__EXERCISE INSTRUCTIONS__. Everything in the listing except the pictures should be written out exactly.

--- Begin INFORMATION SUPPLIED ---

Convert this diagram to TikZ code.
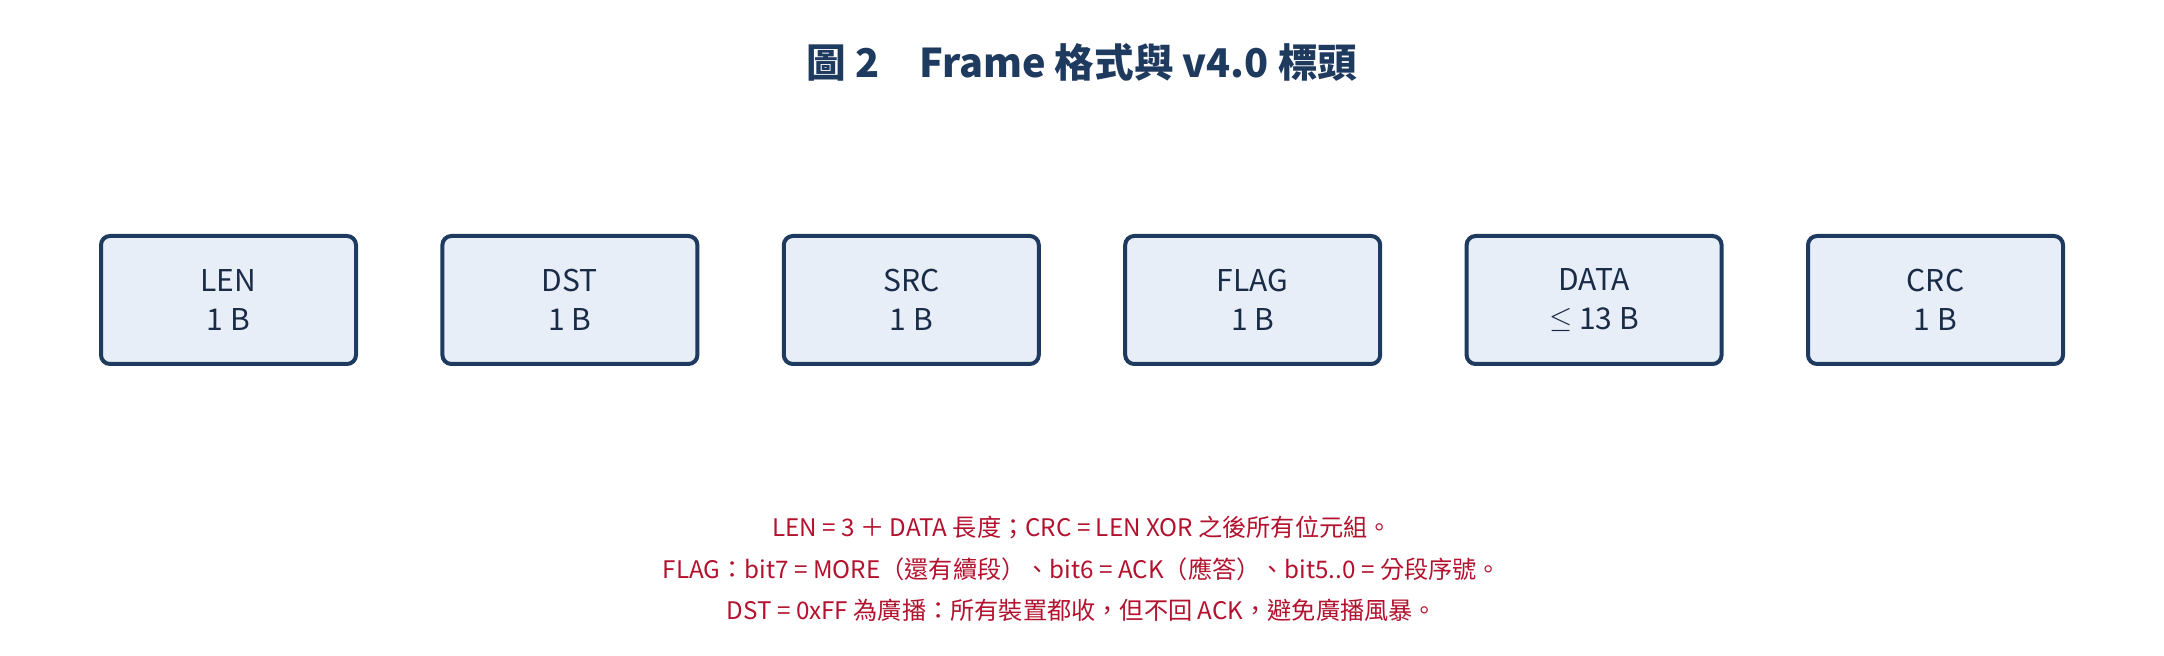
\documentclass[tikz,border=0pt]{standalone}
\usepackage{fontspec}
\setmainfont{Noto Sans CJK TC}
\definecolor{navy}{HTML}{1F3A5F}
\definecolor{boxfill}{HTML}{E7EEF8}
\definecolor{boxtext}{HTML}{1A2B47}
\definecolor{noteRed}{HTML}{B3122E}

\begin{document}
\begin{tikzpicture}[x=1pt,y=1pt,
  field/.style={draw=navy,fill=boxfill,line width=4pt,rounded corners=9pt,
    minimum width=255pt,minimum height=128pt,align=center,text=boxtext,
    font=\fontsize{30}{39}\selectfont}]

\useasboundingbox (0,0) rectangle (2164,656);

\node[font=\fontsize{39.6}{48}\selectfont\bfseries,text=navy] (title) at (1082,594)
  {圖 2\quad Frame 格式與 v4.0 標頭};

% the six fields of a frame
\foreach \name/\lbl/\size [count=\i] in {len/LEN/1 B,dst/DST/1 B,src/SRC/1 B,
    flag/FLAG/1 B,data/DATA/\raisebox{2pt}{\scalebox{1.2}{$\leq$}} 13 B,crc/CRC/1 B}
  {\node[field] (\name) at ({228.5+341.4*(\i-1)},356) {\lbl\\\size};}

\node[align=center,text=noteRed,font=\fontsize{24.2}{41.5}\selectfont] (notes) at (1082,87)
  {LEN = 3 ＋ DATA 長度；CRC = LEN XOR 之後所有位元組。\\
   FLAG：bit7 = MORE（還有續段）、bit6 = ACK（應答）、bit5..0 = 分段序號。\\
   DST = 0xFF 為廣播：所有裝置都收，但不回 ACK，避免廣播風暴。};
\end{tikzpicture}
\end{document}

--- End INFORMATION SUPPLIED ---

__EXERCISE RESPONSE__.
Convert this diagram to TikZ code.
\documentclass[tikz,border=0pt]{standalone}
\usepackage{fontspec}
\setmainfont{Noto Sans CJK TC}
\definecolor{navy}{HTML}{1F3A5F}
\definecolor{boxfill}{HTML}{E7EEF8}
\definecolor{boxtext}{HTML}{1A2B47}
\definecolor{noteRed}{HTML}{B3122E}

\begin{document}
\begin{tikzpicture}[x=1pt,y=1pt,
  field/.style={draw=navy,fill=boxfill,line width=4pt,rounded corners=9pt,
    minimum width=255pt,minimum height=128pt,align=center,text=boxtext,
    font=\fontsize{30}{39}\selectfont}]

\useasboundingbox (0,0) rectangle (2164,656);

\node[font=\fontsize{39.6}{48}\selectfont\bfseries,text=navy] (title) at (1082,594)
  {圖 2\quad Frame 格式與 v4.0 標頭};

% the six fields of a frame
\foreach \name/\lbl/\size [count=\i] in {len/LEN/1 B,dst/DST/1 B,src/SRC/1 B,
    flag/FLAG/1 B,data/DATA/\raisebox{2pt}{\scalebox{1.2}{$\leq$}} 13 B,crc/CRC/1 B}
  {\node[field] (\name) at ({228.5+341.4*(\i-1)},356) {\lbl\\\size};}

\node[align=center,text=noteRed,font=\fontsize{24.2}{41.5}\selectfont] (notes) at (1082,87)
  {LEN = 3 ＋ DATA 長度；CRC = LEN XOR 之後所有位元組。\\
   FLAG：bit7 = MORE（還有續段）、bit6 = ACK（應答）、bit5..0 = 分段序號。\\
   DST = 0xFF 為廣播：所有裝置都收，但不回 ACK，避免廣播風暴。};
\end{tikzpicture}
\end{document}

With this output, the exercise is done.